A disease ecologist at Northern Arizona University is part of an interdisciplinary team that will study the effects of increasing ocean temperatures on the established dynamics between marine pathogens and their hosts—specifically the Pacific herring, an important food source in marine ecosystems along the west coast of North America.
The five-year project, funded by a $2.9 million grant from the National Science Foundation Ecology and Evolution of Infectious Disease (NSF EEID) Program, is led by Nathan Wolf, a physiologist at Alaska Pacific University, in partnership with the USGS Western Fisheries Research Center and Joseph Mihaljevic, an assistant professor in the School of Informatics, Computing, and Cyber Systems and an affiliate of the Pathogen and Microbiome Institute at NAU. The team will use mathematical models, laboratory experiments and field-collected data to evaluate changes in the susceptibility of Pacific herring to cold- and warm-water-adapted pathogens in different water temperatures.

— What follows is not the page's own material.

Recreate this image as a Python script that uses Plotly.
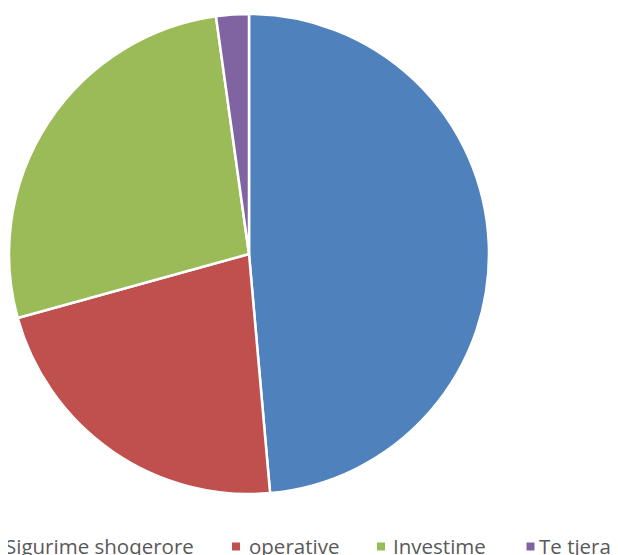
import plotly.graph_objects as go

labels = ["Sigurime shoqerore", "operative", "Investime", "Te tjera"]
values = [48.6, 22.1, 27.1, 2.2]
colors = ["#4F81BD", "#C0504D", "#9BBB59", "#8064A2"]

W, H = 618, 555
OFF = 8  # page body margin offset
cx, cy, r = 249 - OFF, 254 - OFF, 240

fig = go.Figure(go.Pie(
    labels=labels,
    values=values,
    sort=False,
    direction="clockwise",
    rotation=0,
    textinfo="none",
    marker=dict(colors=colors, line=dict(color="white", width=2.5)),
    domain=dict(x=[(cx - r) / W, (cx + r) / W], y=[(H - cy - r) / H, (H - cy + r) / H]),
))

# legend laid out as in the reference (bottom row, partially cut off)
text_x = [3, 247, 391, 537]
mark_x = [-9, 236, 381, 530.5]
text_y = 546
mark_y = 546.5
ann = []
shapes = []
for lab, col, tx, mx in zip(labels, colors, text_x, mark_x):
    ann.append(dict(text=lab, x=(tx - OFF) / W, y=(H - (text_y - OFF)) / H, xref="paper", yref="paper",
                    xanchor="left", yanchor="middle", showarrow=False,
                    font=dict(family="Open Sans, sans-serif", size=20.5, color="#595959")))
    shapes.append(dict(type="rect", xref="paper", yref="paper",
                       x0=(mx - 4 - OFF) / W, x1=(mx + 4 - OFF) / W,
                       y0=(H - (mark_y + 4 - OFF)) / H, y1=(H - (mark_y - 4 - OFF)) / H,
                       fillcolor=col, line=dict(width=0)))

fig.update_layout(
    width=W, height=H,
    margin=dict(l=0, r=0, t=0, b=0, autoexpand=False),
    paper_bgcolor="white",
    showlegend=False,
    annotations=ann,
    shapes=shapes,
)

fig.write_html("out.html")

“Understanding the effects of temperature on the interactions between marine pathogens and their hosts is a fundamental component to predicting and preparing for the effects of future environmental change on marine systems,” Wolf said. “This is especially important for species such as Pacific herring, which have considerable ecological and economic importance.”

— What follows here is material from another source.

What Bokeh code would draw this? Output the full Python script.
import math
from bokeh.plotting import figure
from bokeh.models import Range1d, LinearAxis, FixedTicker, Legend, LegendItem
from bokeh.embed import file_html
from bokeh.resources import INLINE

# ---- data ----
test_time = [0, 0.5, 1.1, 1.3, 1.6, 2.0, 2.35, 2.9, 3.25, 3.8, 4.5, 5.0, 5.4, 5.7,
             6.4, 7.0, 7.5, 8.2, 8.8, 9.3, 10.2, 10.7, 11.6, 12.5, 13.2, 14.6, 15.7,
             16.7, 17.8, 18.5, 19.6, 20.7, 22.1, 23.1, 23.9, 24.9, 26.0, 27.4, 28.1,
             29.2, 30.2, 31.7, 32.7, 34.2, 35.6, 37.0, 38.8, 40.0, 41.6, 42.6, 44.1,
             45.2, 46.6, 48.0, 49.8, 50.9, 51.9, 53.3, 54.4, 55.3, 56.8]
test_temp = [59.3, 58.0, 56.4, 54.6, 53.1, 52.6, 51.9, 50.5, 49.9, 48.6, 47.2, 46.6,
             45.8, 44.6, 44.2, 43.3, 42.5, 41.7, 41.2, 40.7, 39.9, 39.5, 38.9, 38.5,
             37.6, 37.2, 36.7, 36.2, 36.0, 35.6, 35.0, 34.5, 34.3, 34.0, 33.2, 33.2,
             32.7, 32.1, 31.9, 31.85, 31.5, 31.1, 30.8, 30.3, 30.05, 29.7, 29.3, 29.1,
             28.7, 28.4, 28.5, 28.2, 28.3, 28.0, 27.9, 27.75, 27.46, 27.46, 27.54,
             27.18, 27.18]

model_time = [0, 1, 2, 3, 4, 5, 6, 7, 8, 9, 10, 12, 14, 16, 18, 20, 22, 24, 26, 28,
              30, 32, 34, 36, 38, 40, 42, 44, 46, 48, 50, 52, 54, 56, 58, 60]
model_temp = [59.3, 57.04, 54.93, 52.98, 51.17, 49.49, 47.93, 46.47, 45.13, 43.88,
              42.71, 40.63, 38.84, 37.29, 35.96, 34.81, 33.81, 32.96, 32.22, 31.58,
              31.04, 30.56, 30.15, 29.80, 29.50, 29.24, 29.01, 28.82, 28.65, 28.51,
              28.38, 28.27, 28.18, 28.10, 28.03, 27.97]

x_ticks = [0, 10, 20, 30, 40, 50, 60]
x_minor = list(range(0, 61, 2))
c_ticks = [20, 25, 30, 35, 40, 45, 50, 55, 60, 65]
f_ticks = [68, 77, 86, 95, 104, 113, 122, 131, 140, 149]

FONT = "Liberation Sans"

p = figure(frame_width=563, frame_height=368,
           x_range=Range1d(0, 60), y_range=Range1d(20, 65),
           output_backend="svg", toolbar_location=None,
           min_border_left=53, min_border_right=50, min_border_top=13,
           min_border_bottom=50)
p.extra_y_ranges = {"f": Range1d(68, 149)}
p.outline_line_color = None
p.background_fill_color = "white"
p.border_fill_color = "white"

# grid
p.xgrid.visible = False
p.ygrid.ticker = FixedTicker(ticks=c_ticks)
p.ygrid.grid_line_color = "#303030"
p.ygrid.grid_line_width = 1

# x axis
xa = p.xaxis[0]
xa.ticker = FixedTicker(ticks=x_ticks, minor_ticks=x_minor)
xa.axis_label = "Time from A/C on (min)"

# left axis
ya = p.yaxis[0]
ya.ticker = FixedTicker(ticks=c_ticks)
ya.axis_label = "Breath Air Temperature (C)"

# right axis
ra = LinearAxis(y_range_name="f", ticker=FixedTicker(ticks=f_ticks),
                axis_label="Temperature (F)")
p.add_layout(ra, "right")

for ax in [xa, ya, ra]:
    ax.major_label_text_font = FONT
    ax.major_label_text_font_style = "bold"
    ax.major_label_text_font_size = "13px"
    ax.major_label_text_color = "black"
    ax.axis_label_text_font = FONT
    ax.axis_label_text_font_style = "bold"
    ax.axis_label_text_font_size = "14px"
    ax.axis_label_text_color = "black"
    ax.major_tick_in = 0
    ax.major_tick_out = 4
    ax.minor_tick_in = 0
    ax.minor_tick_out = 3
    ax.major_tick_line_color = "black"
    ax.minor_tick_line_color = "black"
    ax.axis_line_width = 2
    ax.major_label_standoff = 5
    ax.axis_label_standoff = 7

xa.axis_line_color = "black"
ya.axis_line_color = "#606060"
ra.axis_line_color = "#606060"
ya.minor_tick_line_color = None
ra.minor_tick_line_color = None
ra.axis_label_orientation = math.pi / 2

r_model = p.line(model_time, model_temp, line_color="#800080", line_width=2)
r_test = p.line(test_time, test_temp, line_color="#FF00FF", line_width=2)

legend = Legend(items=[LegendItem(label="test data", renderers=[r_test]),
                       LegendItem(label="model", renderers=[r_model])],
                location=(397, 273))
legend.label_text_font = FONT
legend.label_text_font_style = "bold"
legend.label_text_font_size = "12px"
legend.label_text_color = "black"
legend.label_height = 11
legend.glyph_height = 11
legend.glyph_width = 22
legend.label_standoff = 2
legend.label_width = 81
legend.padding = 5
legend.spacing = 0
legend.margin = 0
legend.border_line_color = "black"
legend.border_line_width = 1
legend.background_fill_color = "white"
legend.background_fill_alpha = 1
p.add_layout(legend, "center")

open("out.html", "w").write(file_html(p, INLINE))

The data collected in this study will allow scientists to better predict how the interactions between hosts and pathogens will be impacted by climate change. It’s a critical avenue for research going forward, Mihaljevic said, especially given the importance of the Pacific herring to the ecosystem.
“When hosts get exposed to a pathogen, there is variability in response to the pathogen: some hosts can quickly clear the pathogen, while others can get severely diseased and may even die,” Mihaljevic said. “It is really important to understand this variation between hosts. What fraction of the population will be highly susceptible or highly resistant?”

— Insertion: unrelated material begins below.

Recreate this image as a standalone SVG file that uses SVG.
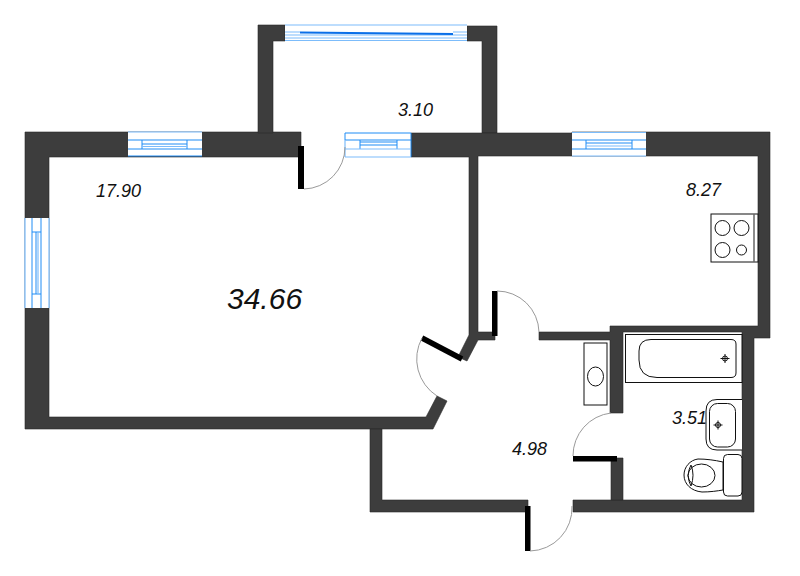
<svg xmlns="http://www.w3.org/2000/svg" width="800" height="576" viewBox="0 0 800 576">
<style>
.wall{fill:#3d3d3d;stroke:#2a2a2a;stroke-width:.6}
.pane{fill:#fff;stroke:none}
.winl{fill:none;stroke:#1f8cf5;stroke-width:1}
.lite{fill:none;stroke:#7cbcfb;stroke-width:1.200}
.leaf{fill:#000;stroke:none}
.arc{fill:none;stroke:#9a9a9a;stroke-width:1}
.fx{fill:#fff;stroke:#111;stroke-width:1}
.ln{fill:none;stroke:#111;stroke-width:1}
text{font-family:"Liberation Sans",Arial,sans-serif;font-style:italic;fill:#111;font-size:18px}
</style>
<rect width="800" height="576" fill="#fff"/>
<g id="walls">
<path class="wall" d="M25,132H301V157H49V417H426L437,396L447,401L433,429H25Z"/>
<path class="wall" d="M258,25H285V41H273V133H258Z"/>
<path class="wall" d="M467,26H497V133H482V41H467Z"/>
<path class="wall" d="M411,133H572V132H770V338H754V512H573V500H742V332H623V413H610V340H539V332H610V326H758V156H478V332H495V340H478L467,361L458,357L469,335V157H411Z"/>
<path class="wall" d="M370,429H382V500H528V512H370Z"/>
<path class="wall" d="M611,458H623V500H611Z"/>
</g>
<g id="window-balcony">
<rect class="pane" x="285" y="25" width="182" height="16"/>
<path class="lite" d="M285,25H467M285,40.500H467M285,38H467"/>
<path class="lite" d="M285,32H300M453,32H467M285,35H467"/>
<path d="M300,31.500L453,33V35L300,33.500Z" fill="#0a6fe8"/>
</g>
<g id="window-top-left">
<rect class="pane" x="128" y="132" width="74" height="24"/>
<path class="winl" d="M128,140H202M128,149H202M142,140V149M187,140V149M142,144H187M128,156H202"/>
<path class="lite" d="M128,132H202M142,146.500H187"/>
</g>
<g id="window-door">
<rect class="pane" x="345" y="133" width="66" height="24"/>
<path class="winl" d="M345,133H411M345,140H411M360,140V149M397,140V149M360,142H397M360,145H397M345,133V140M411,133V157"/>
<path class="lite" d="M345,149H411M345,157H411M345,140V157"/>
</g>
<g id="window-kitchen">
<rect class="pane" x="572" y="132" width="74" height="24"/>
<path class="winl" d="M572,140H646M572,149H646M586,140V149M632,140V149M586,143H632"/>
<path class="lite" d="M572,132.500H646M586,146H632M572,156H646"/>
</g>
<g id="window-left">
<rect class="pane" x="25" y="218" width="24" height="90"/>
<path class="winl" d="M32,218V308M41,218V308M32,232H41M32,294H41M36,232V294"/>
<path class="lite" d="M25,218V308M49,218V308M38,232V294"/>
</g>
<g id="doors">
<rect class="leaf" x="298" y="146" width="6" height="43"/>
<path class="arc" d="M304,189A42,42 0 0 0 345,147"/>
<rect class="leaf" x="492" y="291" width="5.500" height="45"/>
<path class="arc" d="M497,291A42,42 0 0 1 539,332"/>
<path d="M422,338L462,359" stroke="#000" stroke-width="5.500" fill="none"/>
<path class="arc" d="M422,338A44,44 0 0 0 437,396"/>
<rect class="leaf" x="573" y="456" width="44" height="5.500"/>
<path class="arc" d="M573,456A43,43 0 0 1 611,413"/>
<rect class="leaf" x="525" y="506" width="5.500" height="45"/>
<path class="arc" d="M530,551A43,43 0 0 0 572,506"/>
</g>
<g id="stove">
<rect class="fx" x="711" y="214" width="47" height="48"/>
<path d="M754,214V262" stroke="#666" stroke-width="1.500"/>
<circle class="ln" cx="722.500" cy="228" r="7.500"/>
<circle class="ln" cx="741.500" cy="228" r="7.500"/>
<circle class="ln" cx="722.500" cy="250" r="7.500"/>
<circle class="ln" cx="741.500" cy="250" r="5"/>
</g>
<g id="hall-sink">
<rect class="fx" x="584" y="343" width="23" height="62"/>
<ellipse class="ln" cx="595.500" cy="376.500" rx="8" ry="9.500"/>
</g>
<g id="bath">
<rect class="fx" x="625.500" y="334.500" width="116.500" height="48"/>
<path class="ln" d="M651,339.500H731Q736,339.500 736,344V373Q736,377.500 731,377.500H657Q639,377.500 639,360V351Q639,339.500 651,339.500Z"/>
<circle class="ln" cx="725" cy="358.500" r="2.500"/>
<path class="ln" d="M720.500,358.500H729.500M725,354V363"/>
</g>
<g id="basin">
<path class="fx" d="M742,399.500H717Q706,399.500 706,411V439Q706,450 717,450H742"/>
<rect class="ln" x="709.500" y="403.500" width="26" height="43.500" rx="8"/>
<circle class="ln" cx="718" cy="425" r="2.500"/>
<path class="ln" d="M713.500,425H722.500M718,420.500V429.500"/>
</g>
<g id="toilet">
<path class="fx" d="M723,462C714,460 706,459 698,459C690,460 684,467 684,475C684,484 691,491 702,492C710,492 717,491 723,490Z"/>
<ellipse class="ln" cx="701.500" cy="475.500" rx="13.500" ry="11.500"/>
<path class="ln" d="M688,475.500Q689,468 691,465Q695,475 691,486Q689,483 688,475.500Z"/>
<rect class="fx" x="723.500" y="454.500" width="18.500" height="41.500" rx="4"/>
</g>
<g id="labels">
<text x="398" y="116">3.10</text>
<text x="96" y="197">17.90</text>
<text x="686" y="196">8.27</text>
<text x="227" y="309" style="font-size:30px">34.66</text>
<text x="672" y="424">3.51</text>
<text x="512" y="455">4.98</text>
</g>
</svg>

This research is about more than just the population of Pacific herring; it’s a bellwether for other fish, and even amphibian species, whose immune systems depend on the environmental temperature around them. That means warmer water could make these species less able to fight off a virus, or make an animal more able to fight it off. That affects the fish, the germs and the living systems around them.
Mihaljevic will lead the modeling efforts; his team will build mathematical models that simulate interactions between hosts and pathogens influenced by environmental temperature. Understanding the variability between the animals will enable him to build models that more accurately predict future die-offs. The models also will allow the team to test hypotheses about which interactions—between which fish species andp athogen types—may be more or less likely to respond to changing ocean temperatures.
Getting science into the hands of people
Live a thousand miles from the Pacific herring? This research still matters to you. One of the goals of this project is to prove its usefulness to the affected population. In Washington, that includes meetings with fish and game managers, fisheries managers and tribal leaders to make more informed decisions about species management—the Pacific herring is a food source for people along the coast, particularly Indigenous tribes. More broadly, it will help scientists understand other similar host-pathogens, including fish or amphibian populations in Arizona.
For those of us farther away, the team will build a web-based educational resource that brings real science into classrooms. This will focus on how climate and disease can threaten animals that are important for natural ecosystems and as a human food source. This resource will be available in Spanish and English.